Both parties fail to recognize the effect of the definition of adversary adjudication set forth in 34 C.F.R. § 21.3 as it pertains to 34 C.F.R. § 21.1(a)(1). Section 21.1(a)(1) of 34 C.F.R. provides for the award of fees and other expenses to applicants that--

     (1) Are prevailing parties in adversary adjudications before the Department of Education; . . . .

An adversary adjudication is defined by 34 C.F.R. § 21.3 as a proceeding--

     (a) Conducted by the Department for the formulation of an order arising from a hearing on the record under the Administrative Procedure Act (5 U.S.C. 554);
     (b) Listed in § 21.10, and
     (c) In which the position of the Department was represented by counsel or by another representative.

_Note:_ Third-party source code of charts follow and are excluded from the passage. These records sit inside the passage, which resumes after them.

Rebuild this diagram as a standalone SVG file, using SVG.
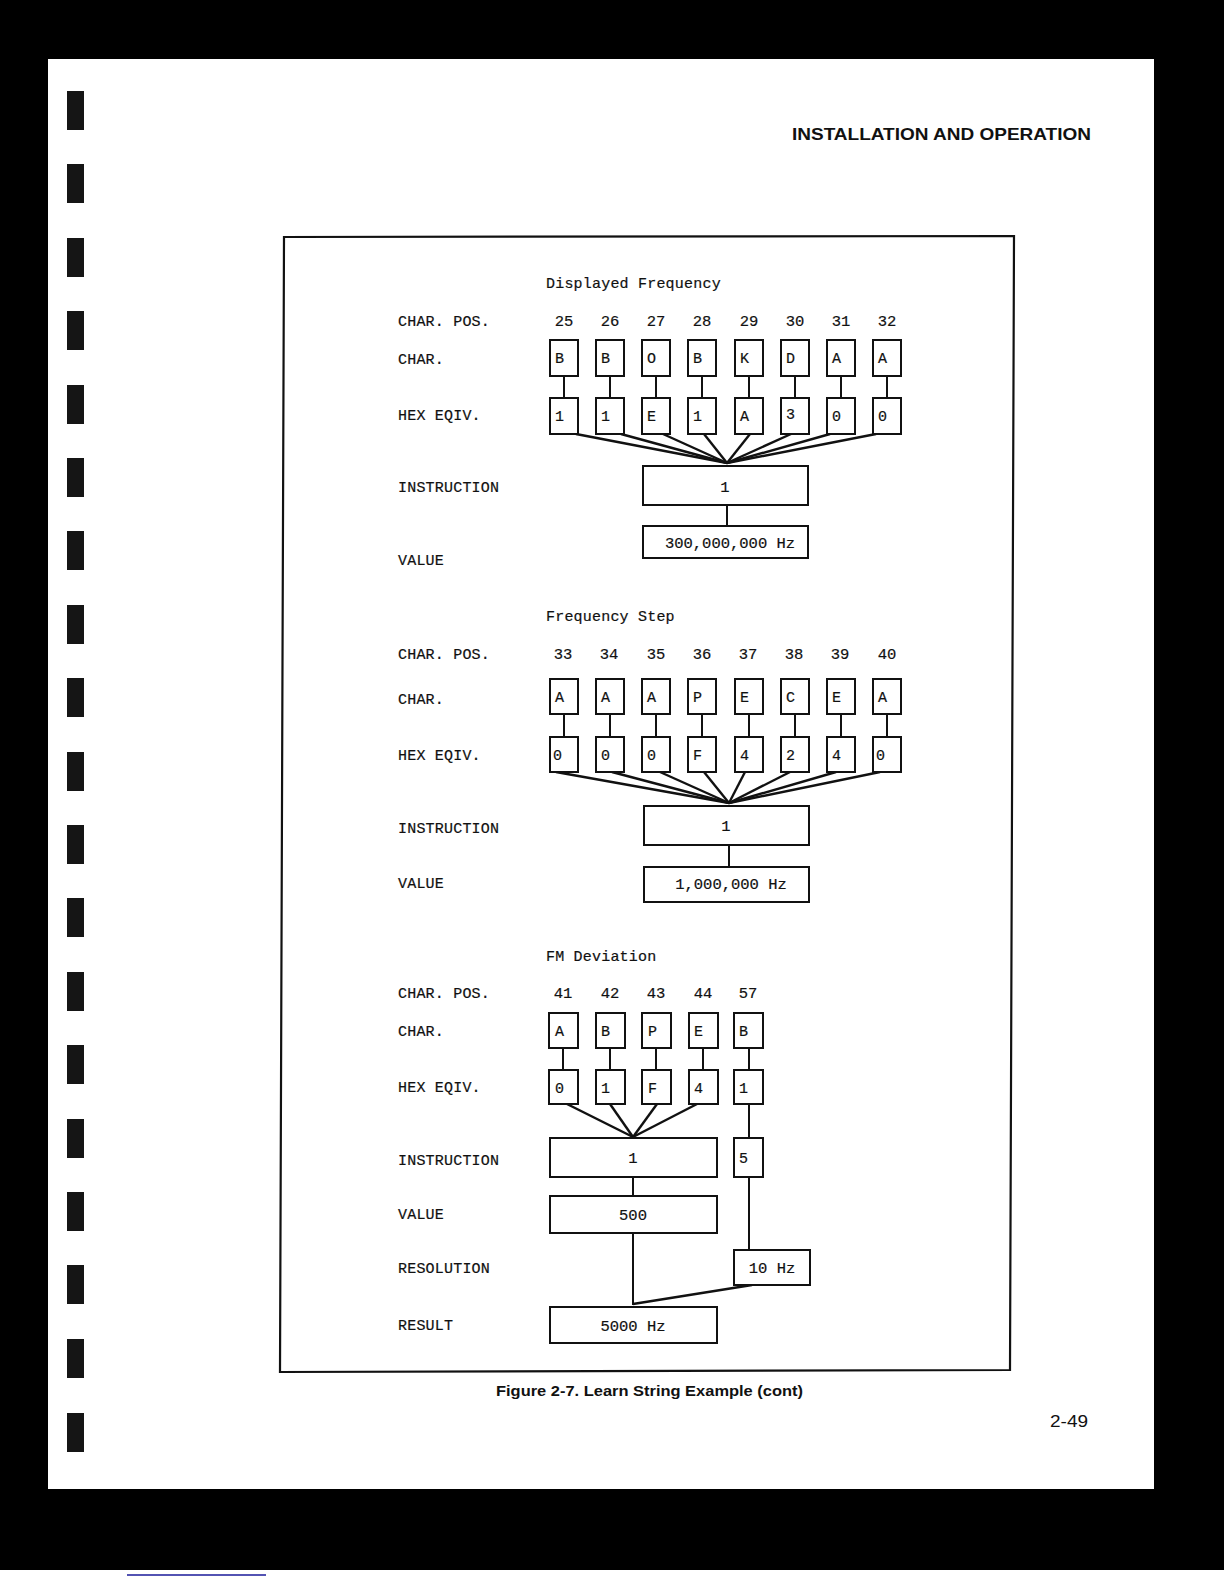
<svg xmlns="http://www.w3.org/2000/svg" width="1224" height="1584" viewBox="0 0 1224 1584">
<style>
.lbl{font-family:"Liberation Mono","DejaVu Sans Mono",monospace;font-size:15px;letter-spacing:0.2px;fill:#111;stroke:#111;stroke-width:0.2}
.num{font-family:"Liberation Mono","DejaVu Sans Mono",monospace;font-size:15.5px;fill:#111;stroke:#111;stroke-width:0.2;text-anchor:middle}
.bx{fill:#fff;stroke:#111;stroke-width:2}
.ln{stroke:#111;stroke-width:2;fill:none}
.fan{stroke:#111;stroke-width:2.4;fill:none}
.hole{fill:#151515}
</style>
<rect x="0" y="0" width="1224" height="1584" fill="#000"/>
<rect x="48" y="59" width="1106" height="1430" fill="#fff"/>
<rect x="0" y="1570" width="1224" height="14" fill="#fff"/>
<line x1="127" y1="1575" x2="266" y2="1575" stroke="#1a1a9a" stroke-width="1.5"/>
<g id="binder-holes">
<rect class="hole" x="67" y="91" width="17" height="39"/>
<rect class="hole" x="67" y="164" width="17" height="39"/>
<rect class="hole" x="67" y="238" width="17" height="39"/>
<rect class="hole" x="67" y="311" width="17" height="39"/>
<rect class="hole" x="67" y="385" width="17" height="39"/>
<rect class="hole" x="67" y="458" width="17" height="39"/>
<rect class="hole" x="67" y="531" width="17" height="39"/>
<rect class="hole" x="67" y="605" width="17" height="39"/>
<rect class="hole" x="67" y="678" width="17" height="39"/>
<rect class="hole" x="67" y="752" width="17" height="39"/>
<rect class="hole" x="67" y="825" width="17" height="39"/>
<rect class="hole" x="67" y="898" width="17" height="39"/>
<rect class="hole" x="67" y="972" width="17" height="39"/>
<rect class="hole" x="67" y="1045" width="17" height="39"/>
<rect class="hole" x="67" y="1119" width="17" height="39"/>
<rect class="hole" x="67" y="1192" width="17" height="39"/>
<rect class="hole" x="67" y="1265" width="17" height="39"/>
<rect class="hole" x="67" y="1339" width="17" height="39"/>
<rect class="hole" x="67" y="1413" width="17" height="39"/>
</g>
<text x="792" y="140" font-family="Liberation Sans,Arial,sans-serif" font-weight="bold" font-size="16.5" textLength="299" lengthAdjust="spacingAndGlyphs" fill="#111">INSTALLATION AND OPERATION</text>
<polygon id="frame" points="284,237 1014,236 1010,1370 280,1372" fill="none" stroke="#111" stroke-width="2.2"/>

<!-- Section 1: Displayed Frequency -->
<g id="sec1-labels">
<text class="lbl" x="546" y="288">Displayed Frequency</text>
<text class="lbl" x="398" y="326">CHAR. POS.</text>
<text class="lbl" x="398" y="364">CHAR.</text>
<text class="lbl" x="398" y="420">HEX EQIV.</text>
<text class="lbl" x="398" y="492">INSTRUCTION</text>
<text class="lbl" x="398" y="565">VALUE</text>
<text class="num" x="564" y="326">25</text>
<text class="num" x="610" y="326">26</text>
<text class="num" x="656" y="326">27</text>
<text class="num" x="702" y="326">28</text>
<text class="num" x="749" y="326">29</text>
<text class="num" x="795" y="326">30</text>
<text class="num" x="841" y="326">31</text>
<text class="num" x="887" y="326">32</text>
</g>
<g id="sec1-connectors">
<line class="ln" x1="564" y1="376" x2="564" y2="398"/>
<line class="ln" x1="610" y1="376" x2="610" y2="398"/>
<line class="ln" x1="656" y1="376" x2="656" y2="398"/>
<line class="ln" x1="702" y1="376" x2="702" y2="398"/>
<line class="ln" x1="749" y1="376" x2="749" y2="398"/>
<line class="ln" x1="795" y1="376" x2="795" y2="398"/>
<line class="ln" x1="841" y1="376" x2="841" y2="398"/>
<line class="ln" x1="887" y1="376" x2="887" y2="398"/>
<line class="fan" x1="576" y1="434" x2="727" y2="463"/>
<line class="fan" x1="621" y1="434" x2="727" y2="463"/>
<line class="fan" x1="663" y1="434" x2="727" y2="463"/>
<line class="fan" x1="704" y1="434" x2="727" y2="463"/>
<line class="fan" x1="750" y1="434" x2="727" y2="463"/>
<line class="fan" x1="791" y1="434" x2="727" y2="463"/>
<line class="fan" x1="830" y1="434" x2="727" y2="463"/>
<line class="fan" x1="876" y1="434" x2="727" y2="463"/>
<line class="ln" x1="727" y1="505" x2="727" y2="526"/>
</g>
<g id="sec1-char">
<rect class="bx" x="550" y="340" width="28" height="36"/><text class="lbl" x="555" y="363">B</text>
<rect class="bx" x="596" y="340" width="28" height="36"/><text class="lbl" x="601" y="363">B</text>
<rect class="bx" x="642" y="340" width="28" height="36"/><text class="lbl" x="647" y="363">O</text>
<rect class="bx" x="688" y="340" width="28" height="36"/><text class="lbl" x="693" y="363">B</text>
<rect class="bx" x="735" y="340" width="28" height="36"/><text class="lbl" x="740" y="363">K</text>
<rect class="bx" x="781" y="340" width="28" height="36"/><text class="lbl" x="786" y="363">D</text>
<rect class="bx" x="827" y="340" width="28" height="36"/><text class="lbl" x="832" y="363">A</text>
<rect class="bx" x="873" y="340" width="28" height="36"/><text class="lbl" x="878" y="363">A</text>
</g>
<g id="sec1-hex">
<rect class="bx" x="550" y="398" width="28" height="36"/><text class="lbl" x="555" y="421">1</text>
<rect class="bx" x="596" y="398" width="28" height="36"/><text class="lbl" x="601" y="421">1</text>
<rect class="bx" x="642" y="398" width="28" height="36"/><text class="lbl" x="647" y="421">E</text>
<rect class="bx" x="688" y="398" width="28" height="36"/><text class="lbl" x="693" y="421">1</text>
<rect class="bx" x="735" y="398" width="28" height="36"/><text class="lbl" x="740" y="421">A</text>
<rect class="bx" x="781" y="398" width="28" height="36"/><text class="lbl" x="786" y="419">3</text>
<rect class="bx" x="827" y="398" width="28" height="36"/><text class="lbl" x="832" y="421">0</text>
<rect class="bx" x="873" y="398" width="28" height="36"/><text class="lbl" x="878" y="421">0</text>
</g>
<g id="sec1-instruction"><rect class="bx" x="643" y="466" width="165" height="39"/><text class="num" x="725" y="492">1</text></g>
<g id="sec1-value"><rect class="bx" x="643" y="526" width="165" height="32"/><text class="num" x="730" y="548">300,000,000 Hz</text></g>

<!-- Section 2: Frequency Step -->
<g id="sec2-labels">
<text class="lbl" x="546" y="621">Frequency Step</text>
<text class="lbl" x="398" y="659">CHAR. POS.</text>
<text class="lbl" x="398" y="704">CHAR.</text>
<text class="lbl" x="398" y="760">HEX EQIV.</text>
<text class="lbl" x="398" y="833">INSTRUCTION</text>
<text class="lbl" x="398" y="888">VALUE</text>
<text class="num" x="563" y="659">33</text>
<text class="num" x="609" y="659">34</text>
<text class="num" x="656" y="659">35</text>
<text class="num" x="702" y="659">36</text>
<text class="num" x="748" y="659">37</text>
<text class="num" x="794" y="659">38</text>
<text class="num" x="840" y="659">39</text>
<text class="num" x="887" y="659">40</text>
</g>
<g id="sec2-connectors">
<line class="ln" x1="564" y1="714" x2="564" y2="737"/>
<line class="ln" x1="610" y1="714" x2="610" y2="737"/>
<line class="ln" x1="656" y1="714" x2="656" y2="737"/>
<line class="ln" x1="702" y1="714" x2="702" y2="737"/>
<line class="ln" x1="749" y1="714" x2="749" y2="737"/>
<line class="ln" x1="795" y1="714" x2="795" y2="737"/>
<line class="ln" x1="841" y1="714" x2="841" y2="737"/>
<line class="ln" x1="887" y1="714" x2="887" y2="737"/>
<line class="fan" x1="556" y1="772" x2="729" y2="803"/>
<line class="fan" x1="612" y1="772" x2="729" y2="803"/>
<line class="fan" x1="660" y1="772" x2="729" y2="803"/>
<line class="fan" x1="704" y1="772" x2="729" y2="803"/>
<line class="fan" x1="745" y1="772" x2="729" y2="803"/>
<line class="fan" x1="790" y1="772" x2="729" y2="803"/>
<line class="fan" x1="836" y1="772" x2="729" y2="803"/>
<line class="fan" x1="880" y1="772" x2="729" y2="803"/>
<line class="ln" x1="729" y1="845" x2="729" y2="867"/>
</g>
<g id="sec2-char">
<rect class="bx" x="550" y="679" width="28" height="35"/><text class="lbl" x="555" y="702">A</text>
<rect class="bx" x="596" y="679" width="28" height="35"/><text class="lbl" x="601" y="702">A</text>
<rect class="bx" x="642" y="679" width="28" height="35"/><text class="lbl" x="647" y="702">A</text>
<rect class="bx" x="688" y="679" width="28" height="35"/><text class="lbl" x="693" y="702">P</text>
<rect class="bx" x="735" y="679" width="28" height="35"/><text class="lbl" x="740" y="702">E</text>
<rect class="bx" x="781" y="679" width="28" height="35"/><text class="lbl" x="786" y="702">C</text>
<rect class="bx" x="827" y="679" width="28" height="35"/><text class="lbl" x="832" y="702">E</text>
<rect class="bx" x="873" y="679" width="28" height="35"/><text class="lbl" x="878" y="702">A</text>
</g>
<g id="sec2-hex">
<rect class="bx" x="550" y="737" width="28" height="35"/><text class="lbl" x="553" y="760">0</text>
<rect class="bx" x="596" y="737" width="28" height="35"/><text class="lbl" x="601" y="760">0</text>
<rect class="bx" x="642" y="737" width="28" height="35"/><text class="lbl" x="647" y="760">0</text>
<rect class="bx" x="688" y="737" width="28" height="35"/><text class="lbl" x="693" y="760">F</text>
<rect class="bx" x="735" y="737" width="28" height="35"/><text class="lbl" x="740" y="760">4</text>
<rect class="bx" x="781" y="737" width="28" height="35"/><text class="lbl" x="786" y="760">2</text>
<rect class="bx" x="827" y="737" width="28" height="35"/><text class="lbl" x="832" y="760">4</text>
<rect class="bx" x="873" y="737" width="28" height="35"/><text class="lbl" x="876" y="760">0</text>
</g>
<g id="sec2-instruction"><rect class="bx" x="644" y="806" width="165" height="39"/><text class="num" x="726" y="831">1</text></g>
<g id="sec2-value"><rect class="bx" x="644" y="867" width="165" height="35"/><text class="num" x="731" y="889">1,000,000 Hz</text></g>

<!-- Section 3: FM Deviation -->
<g id="sec3-labels">
<text class="lbl" x="546" y="961">FM Deviation</text>
<text class="lbl" x="398" y="998">CHAR. POS.</text>
<text class="lbl" x="398" y="1036">CHAR.</text>
<text class="lbl" x="398" y="1092">HEX EQIV.</text>
<text class="lbl" x="398" y="1165">INSTRUCTION</text>
<text class="lbl" x="398" y="1219">VALUE</text>
<text class="lbl" x="398" y="1273">RESOLUTION</text>
<text class="lbl" x="398" y="1330">RESULT</text>
<text class="num" x="563" y="998">41</text>
<text class="num" x="610" y="998">42</text>
<text class="num" x="656" y="998">43</text>
<text class="num" x="703" y="998">44</text>
<text class="num" x="748" y="998">57</text>
</g>
<g id="sec3-connectors">
<line class="ln" x1="563" y1="1048" x2="563" y2="1070"/>
<line class="ln" x1="610" y1="1048" x2="610" y2="1070"/>
<line class="ln" x1="656" y1="1048" x2="656" y2="1070"/>
<line class="ln" x1="703" y1="1048" x2="703" y2="1070"/>
<line class="ln" x1="749" y1="1048" x2="749" y2="1070"/>
<line class="fan" x1="567" y1="1104" x2="633" y2="1137"/>
<line class="fan" x1="610" y1="1104" x2="633" y2="1137"/>
<line class="fan" x1="657" y1="1104" x2="633" y2="1137"/>
<line class="fan" x1="697" y1="1104" x2="633" y2="1137"/>
<line class="ln" x1="749" y1="1104" x2="749" y2="1138"/>
<line class="ln" x1="633" y1="1177" x2="633" y2="1196"/>
<line class="ln" x1="749" y1="1177" x2="749" y2="1250"/>
<line class="ln" x1="633" y1="1233" x2="633" y2="1305"/>
<line class="fan" x1="752" y1="1285" x2="633" y2="1304"/>
</g>
<g id="sec3-char">
<rect class="bx" x="549" y="1013" width="29" height="35"/><text class="lbl" x="555" y="1036">A</text>
<rect class="bx" x="596" y="1013" width="29" height="35"/><text class="lbl" x="601" y="1036">B</text>
<rect class="bx" x="642" y="1013" width="29" height="35"/><text class="lbl" x="648" y="1036">P</text>
<rect class="bx" x="689" y="1013" width="29" height="35"/><text class="lbl" x="694" y="1036">E</text>
<rect class="bx" x="734" y="1013" width="29" height="35"/><text class="lbl" x="739" y="1036">B</text>
</g>
<g id="sec3-hex">
<rect class="bx" x="549" y="1070" width="29" height="34"/><text class="lbl" x="555" y="1093">0</text>
<rect class="bx" x="596" y="1070" width="29" height="34"/><text class="lbl" x="601" y="1093">1</text>
<rect class="bx" x="642" y="1070" width="29" height="34"/><text class="lbl" x="648" y="1093">F</text>
<rect class="bx" x="689" y="1070" width="29" height="34"/><text class="lbl" x="694" y="1093">4</text>
<rect class="bx" x="734" y="1070" width="29" height="34"/><text class="lbl" x="739" y="1093">1</text>
</g>
<g id="sec3-instruction"><rect class="bx" x="550" y="1138" width="167" height="39"/><text class="num" x="633" y="1163">1</text></g>
<g id="sec3-instr5"><rect class="bx" x="734" y="1138" width="29" height="39"/><text class="lbl" x="739" y="1163">5</text></g>
<g id="sec3-value"><rect class="bx" x="550" y="1196" width="167" height="37"/><text class="num" x="633" y="1220">500</text></g>
<g id="sec3-resolution"><rect class="bx" x="734" y="1250" width="76" height="35"/><text class="num" x="772" y="1273">10 Hz</text></g>
<g id="sec3-result"><rect class="bx" x="550" y="1307" width="167" height="36"/><text class="num" x="633" y="1331">5000 Hz</text></g>

<text x="496" y="1396" font-family="Liberation Sans,Arial,sans-serif" font-weight="bold" font-size="15" textLength="307" lengthAdjust="spacingAndGlyphs" fill="#111">Figure 2-7. Learn String Example (cont)</text>
<text x="1050" y="1427" font-family="Liberation Sans,Arial,sans-serif" font-size="16" textLength="38" lengthAdjust="spacingAndGlyphs" fill="#111">2-49</text>
</svg>
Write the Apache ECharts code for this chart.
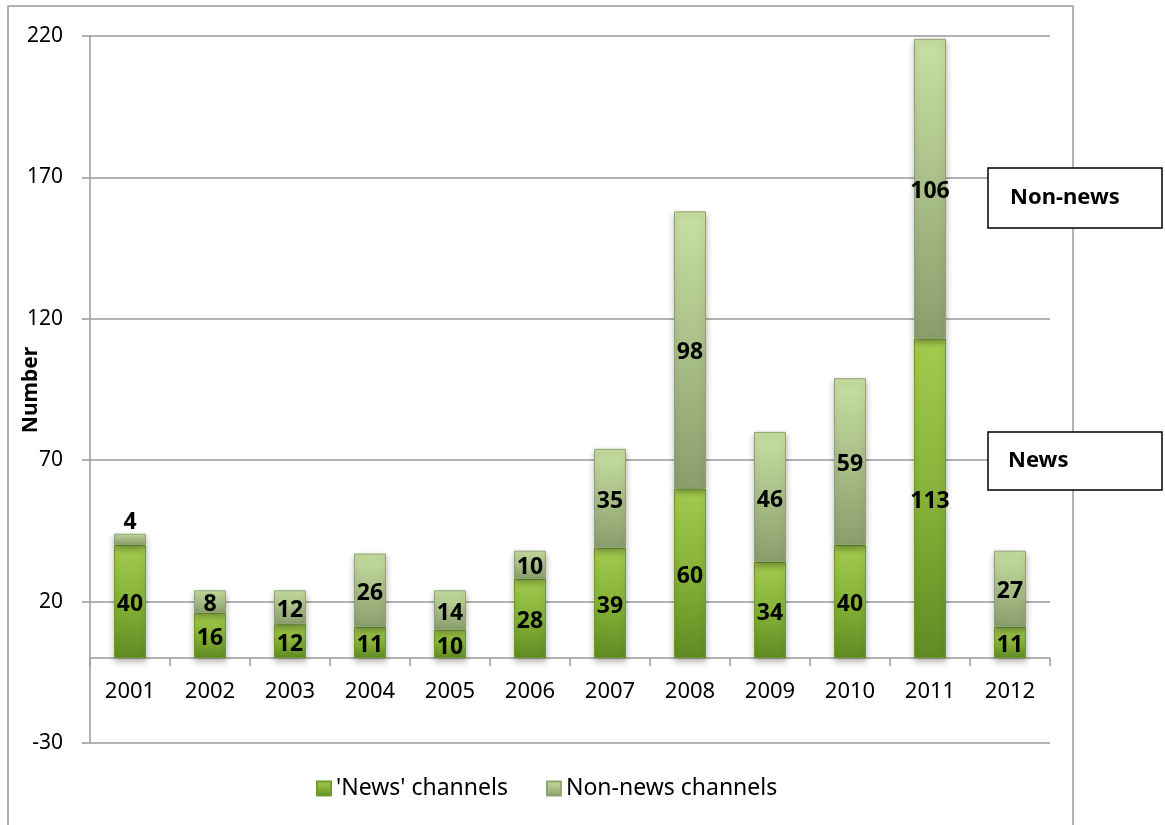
<!DOCTYPE html>
<html>
<head>
<meta charset="utf-8">
<script src="https://cdn.jsdelivr.net/npm/echarts@6/dist/echarts.min.js"></script>
<style>
  html, body { margin: 0; padding: 0; background: #fff; }
  #chart { width: 1165px; height: 825px; }
</style>
</head>
<body>
<div id="chart"></div>
<script>
var years = ['2001', '2002', '2003', '2004', '2005', '2006', '2007', '2008', '2009', '2010', '2011', '2012'];
var newsChannels = [40, 16, 12, 11, 10, 28, 39, 60, 34, 40, 113, 11];
var nonNewsChannels = [4, 8, 12, 26, 14, 10, 35, 98, 46, 59, 106, 27];
var yTicks = { min: -30, max: 220, step: 50 };

var chart = echarts.init(document.getElementById('chart'));
var font = 'Noto Sans';

// 4 is too small to fit inside, Excel put it above the bar
var nonNewsData = nonNewsChannels.map(function (v) {
  if (v < 6) {
    return { value: v, label: { position: 'top', distance: 0, offset: [0, 0] } };
  }
  return v;
});

var newsColor = new echarts.graphic.LinearGradient(0, 0, 0, 1, [
  { offset: 0, color: '#a3cc4e' },
  { offset: 0.5, color: '#86b237' },
  { offset: 1, color: '#5f8c24' }
]);
var nonNewsColor = new echarts.graphic.LinearGradient(0, 0, 0, 1, [
  { offset: 0, color: '#c8e0a0' },
  { offset: 0.5, color: '#a9bf88' },
  { offset: 1, color: '#8a9e6c' }
]);

var labelStyle = {
  show: true,
  position: 'inside',
  offset: [0, 3],
  color: '#000',
  fontFamily: font,
  fontWeight: 'bold',
  fontSize: 23
};

var option = {
  backgroundColor: '#fff',
  animation: false,
  grid: { left: 90, right: 115, top: 36, bottom: 82, containLabel: false, outerBoundsMode: 'none' },
  legend: {
    bottom: 20,
    left: 311,
    icon: 'rect',
    itemWidth: 14,
    itemHeight: 14,
    itemGap: 38,
    textStyle: { fontFamily: font, fontSize: 23, color: '#000' },
    data: ["'News' channels", 'Non-news channels']
  },
  xAxis: {
    type: 'category',
    data: years,
    axisLine: { onZero: true, lineStyle: { color: '#9a9a9a', width: 1.5 } },
    axisTick: { show: true, length: 8, lineStyle: { color: '#9a9a9a', width: 1.5 } },
    // labels sit just under the zero line, not at the grid bottom
    axisLabel: { color: '#000', fontFamily: font, fontSize: 22, margin: -62 }
  },
  yAxis: {
    type: 'value',
    min: yTicks.min,
    max: yTicks.max,
    interval: yTicks.step,
    axisLine: { show: true, lineStyle: { color: '#9a9a9a', width: 1.5 } },
    axisTick: { show: true, length: 8, lineStyle: { color: '#9a9a9a', width: 1.5 } },
    axisLabel: { color: '#000', fontFamily: font, fontSize: 21, margin: 27 },
    splitLine: { lineStyle: { color: '#9a9a9a', width: 1.5 } }
  },
  series: [
    {
      name: "'News' channels",
      type: 'bar',
      stack: 'total',
      barWidth: 32,
      itemStyle: {
        color: newsColor,
        borderColor: '#6f9a2c',
        borderWidth: 1,
        shadowColor: 'rgba(0,0,0,0.3)',
        shadowBlur: 6,
        shadowOffsetY: 3
      },
      label: labelStyle,
      data: newsChannels
    },
    {
      name: 'Non-news channels',
      type: 'bar',
      stack: 'total',
      barWidth: 32,
      itemStyle: {
        color: nonNewsColor,
        borderColor: '#8fa470',
        borderWidth: 1,
        shadowColor: 'rgba(0,0,0,0.3)',
        shadowBlur: 6,
        shadowOffsetY: 3
      },
      label: labelStyle,
      data: nonNewsData
    }
  ],
  graphic: [
    {
      type: 'rect',
      z: -10,
      shape: { x: 8, y: 6, width: 1065, height: 840 },
      style: { fill: 'none', stroke: '#9a9a9a', lineWidth: 1.5 }
    },
    {
      // y axis title
      type: 'text',
      x: 31,
      y: 390,
      rotation: Math.PI / 2,
      style: {
        text: 'Number',
        fill: '#000',
        font: 'bold 21px "Noto Sans"',
        align: 'center',
        verticalAlign: 'middle'
      }
    },
    {
      type: 'rect',
      z: 100,
      shape: { x: 988, y: 168, width: 174, height: 60 },
      style: { fill: '#fff', stroke: '#000', lineWidth: 1.5 }
    },
    {
      type: 'text',
      z: 101,
      x: 1010,
      y: 198,
      style: {
        text: 'Non-news',
        fill: '#000',
        font: 'bold 22px "Noto Sans"',
        verticalAlign: 'middle'
      }
    },
    {
      type: 'rect',
      z: 100,
      shape: { x: 988, y: 432, width: 174, height: 58 },
      style: { fill: '#fff', stroke: '#000', lineWidth: 1.5 }
    },
    {
      type: 'text',
      z: 101,
      x: 1008,
      y: 461,
      style: {
        text: 'News',
        fill: '#000',
        font: 'bold 22px "Noto Sans"',
        verticalAlign: 'middle'
      }
    }
  ]
};

option && chart.setOption(option);
</script>
</body>
</html>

Even though termination and fine proceedings are listed in Reg. § 21.10, the hearings must be conducted "on the record" in order to satisfy the definition of an adversary adjudication under Reg. § 21.3(a). As noted above, the hearing afforded Bnai in this case was not an "on the record" hearing. Therefore, Bnai may not recover fees and other expenses under the Equal Access to Justice Act.

Accordingly, it is HEREBY ORDERED that Bnai Arugath Habosem's petition for the award of fees and other expenses is denied.See footnote 3 3/

...........................
Allan C. Lewis
Administrative Law Judge

Issued: March 11, 1993
Washington, D.C.




SERVICE
________________



On March 11, 1993, a copy of the attached initial decision was sent by certified mail, return receipt requested, to the following:

Leigh Manasevit, Esq.
Brustein & Manasevit
3105 South Street, N.W.
Washington, D.C. 20007

Carol Bengle, Esq.
Office of the General Counsel
U.S. Department of Education
Room 4091, FOB-6
400 Maryland Avenue, S.W.
Washington, D.C. 20202-2110


Footnote: 1 1/ The majority of the fees and other expenses in issue were incurred in defending an emergency action initiated by ED under 20 U.S.C. § 1094(c)(1)(E) to withhold funds from Bnai and to withdraw the institution's authority to obligate funds under any
program. The resolution of that action caused ED to revise its notice of termination and fine in the instant case. It is assumed, without deciding in this case, that these fees and other expenses may be properly claimed in this action. In addition, ED disputes the substantive merits of Bnai's entitlement to an award of fees and other expenses. These concerns were not specifically briefed by ED in its motion to dismiss and are not addressed in this decision.

Footnote: 2 2/ The references to "on the record" and "administrative law judge" were removed from Subpart G of 34 C.F.R. Part 668 on October 19, 1992. 57 Fed. Reg. 47,752, 47,753-54 (Oct. 19, 1992).
Footnote: 3 3/ Pursuant to 34 C.F.R. §§ 21.51(b)(3) and (4), Bnai is notified of its right to request a review of this initial decision by the Secretary. The review by the Secretary is governed under 34 C.F.R. § 21.52 and any request for review must be submitted to the Secretary in writing, within 30 days after the initial decision is issued. Bnai is referred to 34 C.F.R. § 21.52 for further details regarding any request for review. In the event Bnai is dissatisfied with the final decision under 34 C.F.R. §§ 21.52 or 21.53, Bnai may seek judicial review of that determination under 5 U.S.C. § 504(c)(2).